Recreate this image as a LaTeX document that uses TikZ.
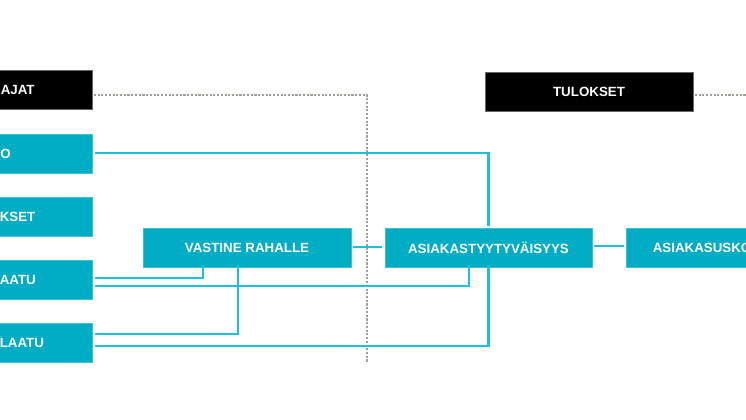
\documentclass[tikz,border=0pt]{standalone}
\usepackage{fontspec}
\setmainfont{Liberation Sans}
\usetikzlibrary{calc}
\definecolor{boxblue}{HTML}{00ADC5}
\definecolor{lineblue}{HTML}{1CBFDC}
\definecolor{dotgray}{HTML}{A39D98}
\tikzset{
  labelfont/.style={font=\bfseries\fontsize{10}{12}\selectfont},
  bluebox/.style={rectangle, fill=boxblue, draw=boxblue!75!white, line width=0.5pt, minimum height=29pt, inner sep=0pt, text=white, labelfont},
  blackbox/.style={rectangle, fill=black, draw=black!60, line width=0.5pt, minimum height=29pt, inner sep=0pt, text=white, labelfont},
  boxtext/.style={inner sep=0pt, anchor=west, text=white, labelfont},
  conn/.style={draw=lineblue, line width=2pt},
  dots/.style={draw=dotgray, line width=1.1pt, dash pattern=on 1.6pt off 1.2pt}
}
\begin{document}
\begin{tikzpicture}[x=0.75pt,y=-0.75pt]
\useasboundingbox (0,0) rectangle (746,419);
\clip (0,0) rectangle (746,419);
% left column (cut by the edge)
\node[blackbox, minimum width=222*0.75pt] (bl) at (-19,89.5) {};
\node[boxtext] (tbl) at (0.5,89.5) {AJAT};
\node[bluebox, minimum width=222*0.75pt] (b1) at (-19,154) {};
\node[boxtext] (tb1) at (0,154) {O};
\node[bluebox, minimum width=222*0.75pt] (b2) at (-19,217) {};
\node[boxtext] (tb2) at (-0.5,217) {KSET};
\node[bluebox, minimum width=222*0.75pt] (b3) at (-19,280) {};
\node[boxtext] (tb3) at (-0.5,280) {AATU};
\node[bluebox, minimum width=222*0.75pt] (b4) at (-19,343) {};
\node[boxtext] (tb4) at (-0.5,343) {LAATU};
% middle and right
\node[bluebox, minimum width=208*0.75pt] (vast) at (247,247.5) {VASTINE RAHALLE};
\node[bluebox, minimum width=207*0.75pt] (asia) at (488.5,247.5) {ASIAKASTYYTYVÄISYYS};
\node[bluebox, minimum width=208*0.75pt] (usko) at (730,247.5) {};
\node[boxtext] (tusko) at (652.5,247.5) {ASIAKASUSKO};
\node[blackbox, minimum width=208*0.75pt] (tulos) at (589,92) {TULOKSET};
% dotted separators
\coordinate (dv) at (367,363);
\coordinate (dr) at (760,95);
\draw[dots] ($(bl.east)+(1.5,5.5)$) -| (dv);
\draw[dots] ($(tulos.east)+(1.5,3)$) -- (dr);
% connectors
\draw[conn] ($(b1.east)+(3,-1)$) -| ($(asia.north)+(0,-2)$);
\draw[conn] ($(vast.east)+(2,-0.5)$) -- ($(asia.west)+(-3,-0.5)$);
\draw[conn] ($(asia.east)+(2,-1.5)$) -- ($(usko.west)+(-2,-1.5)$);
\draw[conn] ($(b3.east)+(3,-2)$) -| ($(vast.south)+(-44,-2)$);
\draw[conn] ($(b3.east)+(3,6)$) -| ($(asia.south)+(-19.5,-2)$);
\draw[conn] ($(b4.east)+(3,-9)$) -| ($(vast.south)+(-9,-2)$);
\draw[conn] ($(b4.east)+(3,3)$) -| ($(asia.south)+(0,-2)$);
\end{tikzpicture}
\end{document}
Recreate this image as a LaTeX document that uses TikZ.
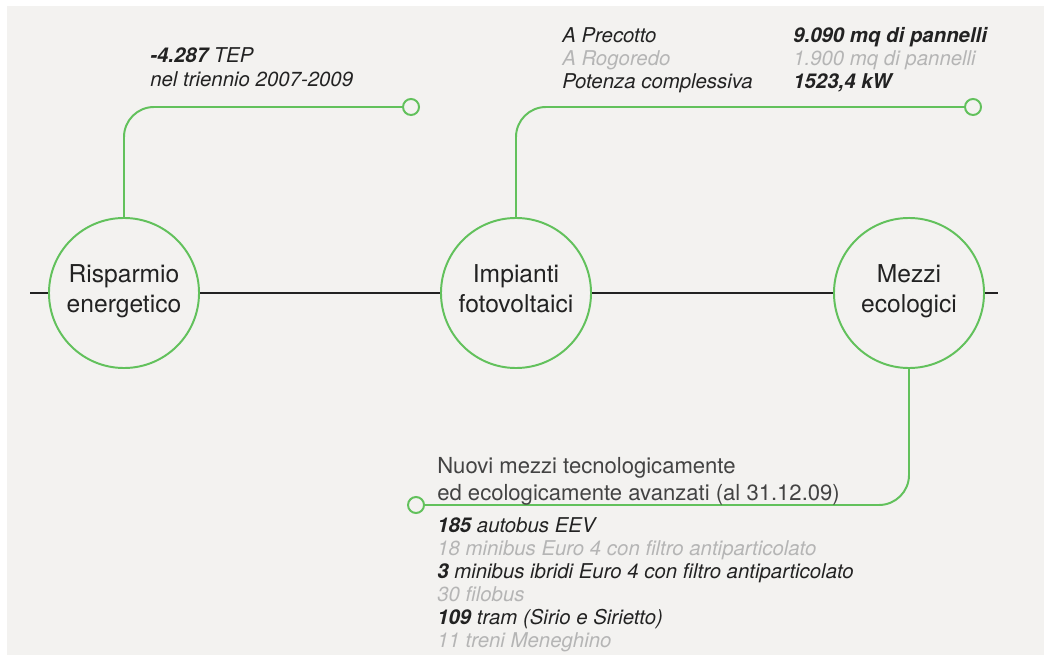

--------------------------------

Your instructions ▸ Copy every line above word for word and exclude the pictures.

Completed exercise ▸
Recreate this image as a LaTeX document that uses TikZ.
\documentclass[tikz,border=0pt]{standalone}
\usepackage{fontspec}
\setmainfont{Liberation Sans}
\usetikzlibrary{calc}
\definecolor{boxblue}{HTML}{00ADC5}
\definecolor{lineblue}{HTML}{1CBFDC}
\definecolor{dotgray}{HTML}{A39D98}
\tikzset{
  labelfont/.style={font=\bfseries\fontsize{10}{12}\selectfont},
  bluebox/.style={rectangle, fill=boxblue, draw=boxblue!75!white, line width=0.5pt, minimum height=29pt, inner sep=0pt, text=white, labelfont},
  blackbox/.style={rectangle, fill=black, draw=black!60, line width=0.5pt, minimum height=29pt, inner sep=0pt, text=white, labelfont},
  boxtext/.style={inner sep=0pt, anchor=west, text=white, labelfont},
  conn/.style={draw=lineblue, line width=2pt},
  dots/.style={draw=dotgray, line width=1.1pt, dash pattern=on 1.6pt off 1.2pt}
}
\begin{document}
\begin{tikzpicture}[x=0.75pt,y=-0.75pt]
\useasboundingbox (0,0) rectangle (746,419);
\clip (0,0) rectangle (746,419);
% left column (cut by the edge)
\node[blackbox, minimum width=222*0.75pt] (bl) at (-19,89.5) {};
\node[boxtext] (tbl) at (0.5,89.5) {AJAT};
\node[bluebox, minimum width=222*0.75pt] (b1) at (-19,154) {};
\node[boxtext] (tb1) at (0,154) {O};
\node[bluebox, minimum width=222*0.75pt] (b2) at (-19,217) {};
\node[boxtext] (tb2) at (-0.5,217) {KSET};
\node[bluebox, minimum width=222*0.75pt] (b3) at (-19,280) {};
\node[boxtext] (tb3) at (-0.5,280) {AATU};
\node[bluebox, minimum width=222*0.75pt] (b4) at (-19,343) {};
\node[boxtext] (tb4) at (-0.5,343) {LAATU};
% middle and right
\node[bluebox, minimum width=208*0.75pt] (vast) at (247,247.5) {VASTINE RAHALLE};
\node[bluebox, minimum width=207*0.75pt] (asia) at (488.5,247.5) {ASIAKASTYYTYVÄISYYS};
\node[bluebox, minimum width=208*0.75pt] (usko) at (730,247.5) {};
\node[boxtext] (tusko) at (652.5,247.5) {ASIAKASUSKO};
\node[blackbox, minimum width=208*0.75pt] (tulos) at (589,92) {TULOKSET};
% dotted separators
\coordinate (dv) at (367,363);
\coordinate (dr) at (760,95);
\draw[dots] ($(bl.east)+(1.5,5.5)$) -| (dv);
\draw[dots] ($(tulos.east)+(1.5,3)$) -- (dr);
% connectors
\draw[conn] ($(b1.east)+(3,-1)$) -| ($(asia.north)+(0,-2)$);
\draw[conn] ($(vast.east)+(2,-0.5)$) -- ($(asia.west)+(-3,-0.5)$);
\draw[conn] ($(asia.east)+(2,-1.5)$) -- ($(usko.west)+(-2,-1.5)$);
\draw[conn] ($(b3.east)+(3,-2)$) -| ($(vast.south)+(-44,-2)$);
\draw[conn] ($(b3.east)+(3,6)$) -| ($(asia.south)+(-19.5,-2)$);
\draw[conn] ($(b4.east)+(3,-9)$) -| ($(vast.south)+(-9,-2)$);
\draw[conn] ($(b4.east)+(3,3)$) -| ($(asia.south)+(0,-2)$);
\end{tikzpicture}
\end{document}
Recreate this image as a LaTeX document that uses TikZ.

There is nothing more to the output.